Hindutva : An ideology of hate by Aakar Patel

Tribune: Like most middle class Hindus, especially Gujaratis, I grew up with particular ideas about nationalism and religion. When one is young, it is easy to be attracted to the idea of Hindutva, because its essence is quite basic and unexceptionable. It seems to rest on a surging love of nation and culture, and both of these are folded into one element, which is the Hindu religion. So the word Hindu carries not only the markers of religion, but also nationality and culture. And all of this we accept as true because some very great people said it.

In India we revere more than we read and so it is natural to think of the greatness of people purely because their names are repeated to you often enough. I was in my twenties when I actually read Savarkar’s text Hindutva and it disappointed me. I couldn’t understand why he was thought to be so great. I thought it was a very ordinary text and had nothing of originality. Savarkar himself was not well read and there were few references to the works of others. His main idea was unconditional love of nation, but that is something, as I have said, that comes to most of us quite easily in India.

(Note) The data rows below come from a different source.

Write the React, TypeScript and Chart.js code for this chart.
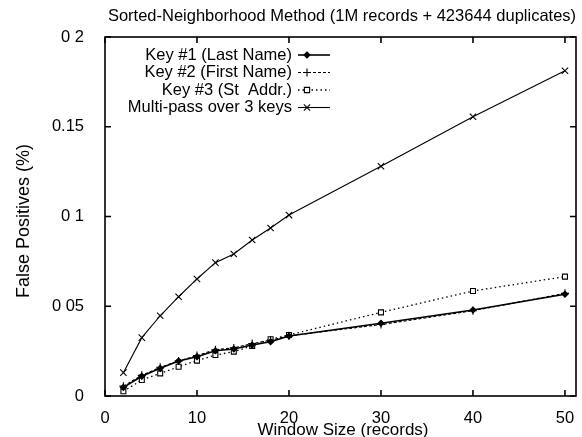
import React, { useEffect, useRef } from "react";
import { Chart, registerables } from "chart.js";

Chart.register(...registerables);

const windowSizes = [2, 4, 6, 8, 10, 12, 14, 16, 18, 20, 30, 40, 50];
const key1LastName = [0.0048, 0.011, 0.0154, 0.0195, 0.0219, 0.0252, 0.0262, 0.0284, 0.0302, 0.0334, 0.0405, 0.0479, 0.0567];
const key2FirstName = [0.0055, 0.0115, 0.016, 0.0195, 0.0225, 0.0258, 0.0268, 0.0292, 0.031, 0.0335, 0.0398, 0.0475, 0.0572];
const key3StAddr = [0.0026, 0.0089, 0.0126, 0.0163, 0.0197, 0.0228, 0.0247, 0.0279, 0.0316, 0.034, 0.0466, 0.0585, 0.0665];
const multiPass = [0.013, 0.0325, 0.0447, 0.0553, 0.0652, 0.0743, 0.0791, 0.0869, 0.0936, 0.1008, 0.128, 0.1556, 0.1812];

const xTickValues = [0, 10, 20, 30, 40, 50];
const xTickLabels = ["0", "10", "20", "30", "40", "50"];
const yTickValues = [0, 0.05, 0.1, 0.15, 0.2];
const yTickLabels = ["0", "0 05", "0 1", "0.15", "0 2"];

const seriesNames = ["Key #1 (Last Name)", "Key #2 (First Name)", "Key #3 (St  Addr.)", "Multi-pass over 3 keys"];

const titleText = "Sorted-Neighborhood Method (1M records + 423644 duplicates)";
const xTitle = "Window Size (records)";
const yTitle = "False Positives (%)";

const FONT = '"Liberation Sans", Arial, sans-serif';
const FS = 16.5;

function drawMarker(ctx: CanvasRenderingContext2D, style: string, x: number, y: number, r: number, fill: string) {
  ctx.save();
  ctx.setLineDash([]);
  ctx.strokeStyle = "#000";
  ctx.lineWidth = 1.1;
  ctx.fillStyle = fill;
  ctx.beginPath();
  if (style === "rectRot") {
    ctx.moveTo(x, y - r);
    ctx.lineTo(x + r, y);
    ctx.lineTo(x, y + r);
    ctx.lineTo(x - r, y);
    ctx.closePath();
    ctx.fill();
    ctx.stroke();
  } else if (style === "cross") {
    ctx.moveTo(x - r, y);
    ctx.lineTo(x + r, y);
    ctx.moveTo(x, y - r);
    ctx.lineTo(x, y + r);
    ctx.stroke();
  } else if (style === "rect") {
    const s = r * 0.75;
    ctx.rect(x - s, y - s, 2 * s, 2 * s);
    ctx.fill();
    ctx.stroke();
  } else {
    const s = r * 0.7;
    ctx.moveTo(x - s, y - s);
    ctx.lineTo(x + s, y + s);
    ctx.moveTo(x + s, y - s);
    ctx.lineTo(x - s, y + s);
    ctx.stroke();
  }
  ctx.restore();
}

export default function App() {
  const ref = useRef<HTMLCanvasElement>(null);

  useEffect(() => {
    document.body.style.margin = "0";
    const canvas = ref.current;
    if (!canvas) return;

    const styles = [
      { dash: [], width: 1.6, pointStyle: "rectRot", radius: 3, fill: "#000" },
      { dash: [3, 2], width: 1.1, pointStyle: "cross", radius: 4, fill: "#000" },
      { dash: [1.5, 3], width: 1.3, pointStyle: "rect", radius: 3.5, fill: "#fff" },
      { dash: [], width: 1.1, pointStyle: "crossRot", radius: 4.5, fill: "#000" },
    ];
    const values = [key1LastName, key2FirstName, key3StAddr, multiPass];

    const datasets = values.map((vals, i) => ({
      label: seriesNames[i],
      data: windowSizes.map((x, j) => ({ x, y: vals[j] })),
      borderColor: "#000",
      backgroundColor: styles[i].fill,
      borderWidth: styles[i].width,
      borderDash: styles[i].dash,
      pointStyle: styles[i].pointStyle as any,
      pointRadius: styles[i].radius,
      pointBorderWidth: 1.1,
      pointBorderColor: "#000",
      pointBackgroundColor: styles[i].fill,
      tension: 0,
    }));

    const framePlugin = {
      id: "frame",
      afterDraw(chart: any) {
        const { ctx, chartArea } = chart;
        const { left, right, top, bottom } = chartArea;
        const xs = chart.scales.x;
        const ys = chart.scales.y;
        ctx.save();
        ctx.strokeStyle = "#000";
        ctx.lineWidth = 1.6;
        ctx.setLineDash([]);
        ctx.strokeRect(left, top, right - left, bottom - top);
        const tl = 6;
        ctx.beginPath();
        xTickValues.forEach((v) => {
          const px = xs.getPixelForValue(v);
          ctx.moveTo(px, bottom);
          ctx.lineTo(px, bottom - tl);
          ctx.moveTo(px, top);
          ctx.lineTo(px, top + tl);
        });
        yTickValues.forEach((v) => {
          const py = ys.getPixelForValue(v);
          ctx.moveTo(left, py);
          ctx.lineTo(left + tl, py);
          ctx.moveTo(right, py);
          ctx.lineTo(right - tl, py);
        });
        ctx.stroke();

        // texts
        ctx.fillStyle = "#000";
        ctx.font = `${FS}px ${FONT}`;
        ctx.textAlign = "center";
        ctx.textBaseline = "middle";
        ctx.fillText(titleText, 342, 16);
        ctx.font = `17px ${FONT}`;
        ctx.fillText(xTitle, 343, 430);
        ctx.save();
        ctx.font = `18px ${FONT}`;
        ctx.translate(24, 221);
        ctx.rotate(-Math.PI / 2);
        ctx.fillText(yTitle, 0, 0);
        ctx.restore();

        // legend
        const textRight = 292;
        const sx0 = 298;
        const sx1 = 330;
        const rowY = [55, 72.5, 90, 107.5];
        ctx.font = `${FS}px ${FONT}`;
        ctx.textAlign = "right";
        ctx.textBaseline = "middle";
        seriesNames.forEach((name, i) => {
          const y = rowY[i];
          ctx.fillStyle = "#000";
          ctx.fillText(name, textRight, y);
          ctx.beginPath();
          ctx.lineWidth = styles[i].width;
          ctx.setLineDash(styles[i].dash);
          ctx.moveTo(sx0, y);
          ctx.lineTo(sx1, y);
          ctx.stroke();
          ctx.setLineDash([]);
          drawMarker(ctx, styles[i].pointStyle, 307, y, styles[i].radius, styles[i].fill);
        });
        ctx.restore();
      },
    };

    const chart = new Chart(canvas, {
      type: "line",
      data: { datasets },
      options: {
        animation: false,
        responsive: false,
        layout: { padding: { top: 37, right: 6, left: 0, bottom: 0 } },
        plugins: { legend: { display: false }, title: { display: false }, tooltip: { enabled: false } },
        scales: {
          x: {
            type: "linear",
            min: 0,
            max: 51.2,
            grid: { display: false },
            border: { display: false },
            afterBuildTicks: (scale: any) => {
              scale.ticks = xTickValues.map((v) => ({ value: v }));
            },
            afterFit: (scale: any) => {
              scale.height = 41;
            },
            ticks: {
              padding: 5,
              color: "#000",
              font: { family: FONT, size: FS },
              maxRotation: 0,
              callback: (v: any) => {
                const i = xTickValues.indexOf(Number(v));
                return i >= 0 ? xTickLabels[i] : "";
              },
            },
          },
          y: {
            type: "linear",
            min: 0,
            max: 0.2,
            grid: { display: false },
            border: { display: false },
            afterBuildTicks: (scale: any) => {
              scale.ticks = yTickValues.map((v) => ({ value: v }));
            },
            afterFit: (scale: any) => {
              scale.width = 105;
            },
            ticks: {
              padding: 13,
              color: "#000",
              font: { family: FONT, size: FS },
              callback: (v: any) => {
                const i = yTickValues.findIndex((t) => Math.abs(t - Number(v)) < 1e-9);
                return i >= 0 ? yTickLabels[i] : "";
              },
            },
          },
        },
      },
      plugins: [framePlugin],
    });

    return () => chart.destroy();
  }, []);

  return <canvas ref={ref} width={582} height={437} style={{ display: "block", width: 582, height: 437 }} />;
}
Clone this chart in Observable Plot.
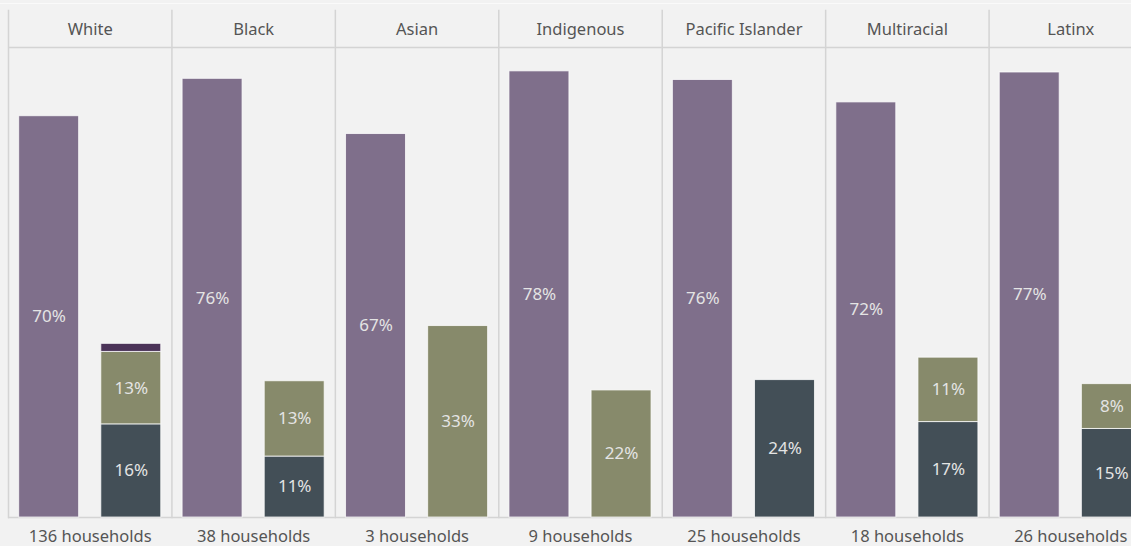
<!DOCTYPE html>
<html>
<head>
<meta charset="utf-8">
<script src="https://cdn.jsdelivr.net/npm/d3@7"></script>
<script src="https://cdn.jsdelivr.net/npm/@observablehq/plot@0.6"></script>
<style>
  html, body { margin: 0; padding: 0; background: #f2f2f2; }
  #wrap { position: relative; width: 1131px; height: 546px; overflow: hidden; background: #f2f2f2; }
  #wrap svg { max-width: none !important; height: 546px !important; display: block; }
  #topline { position: absolute; left: 0; top: 3px; width: 1131px; height: 1px; background: #fafafa; }
</style>
</head>
<body>
<div id="wrap"><div id="topline"></div></div>
<script>
// Categories
const groups = ["White", "Black", "Asian", "Indigenous", "Pacific Islander", "Multiracial", "Latinx"];
const households = [136, 38, 3, 9, 25, 18, 26];
// Series values (percent)
const purpleBar = [69.8, 76.3, 66.7, 77.6, 76.1, 72.2, 77.4];
const slateSeg  = [16.2, 10.6, 0, 0, 23.9, 16.6, 15.4];
const oliveSeg  = [12.6, 13.1, 33.3, 22.1, 0, 11.2, 7.8];
const darkSeg   = [1.4, 0, 0, 0, 0, 0, 0];
const yMax = 81.75;

const rows = [];
groups.forEach((g, i) => {
  rows.push({group: g, bar: "a", cat: "purple", value: purpleBar[i]});
  rows.push({group: g, bar: "b", cat: "slate", value: slateSeg[i]});
  rows.push({group: g, bar: "b", cat: "olive", value: oliveSeg[i]});
  rows.push({group: g, bar: "b", cat: "dark", value: darkSeg[i]});
});
const data = rows.filter(d => d.value > 0);

const chart = Plot.plot({
  width: 1152,
  height: 546,
  marginTop: 47,
  marginBottom: 29,
  marginLeft: 8,
  marginRight: 0,
  style: {background: "transparent", fontFamily: "'Noto Sans', sans-serif", fontSize: "16px", overflow: "visible", maxWidth: "none"},
  fx: {domain: groups, padding: 0, round: false, axis: null, label: null},
  x: {domain: ["a", "b"], paddingInner: 0.27, paddingOuter: 0.13, round: false, axis: null, label: null},
  y: {domain: [0, yMax], axis: null, label: null},
  color: {domain: ["purple", "slate", "olive", "dark"], range: ["#7f6f8b", "#434f57", "#878a6b", "#4b3358"]},
  marks: [
    Plot.frame({anchor: "left", stroke: "#d4d4d4", strokeWidth: 1.5, insetTop: -37}),
    Plot.ruleY([0], {stroke: "#d4d4d4", strokeWidth: 1.5}),
    Plot.ruleY([yMax], {stroke: "#d4d4d4", strokeWidth: 1.5}),
    Plot.barY(data, Plot.stackY({fx: "group", x: "bar", y: "value", z: "cat", fill: "cat", stroke: "#ffffff", strokeOpacity: 0.75, strokeWidth: 1})),
    Plot.text(data, Plot.stackY({fx: "group", x: "bar", y: "value", z: "cat",
      text: d => d.value >= 3 ? Math.round(d.value) + "%" : "",
      fill: "#e4e4e4", fontSize: 17})),
    Plot.text(groups, {fx: d => d, text: d => d, frameAnchor: "top", lineAnchor: "middle", dy: -18, fill: "#555555", fontSize: 16.5}),
    Plot.text(groups, {fx: d => d, text: (d, i) => households[i] + " households", frameAnchor: "bottom", lineAnchor: "middle", dy: 19, fill: "#555555", fontSize: 16.5})
  ]
});
document.getElementById("wrap").appendChild(chart);
</script>
</body>
</html>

Encountering Vivekananda’s writing (his collected works, mainly speeches and letters, are in eight volumes) continued my puzzlement. It was after I finished reading Golwalkar (also mainly speeches and interviews) and the slim works of the RSS ideologue Deen Dayal Upadhyaya that it dawned on me that this was all there was to Hindutva. It was an ideology for those who were closed of mind, and it was more about passion than intellect.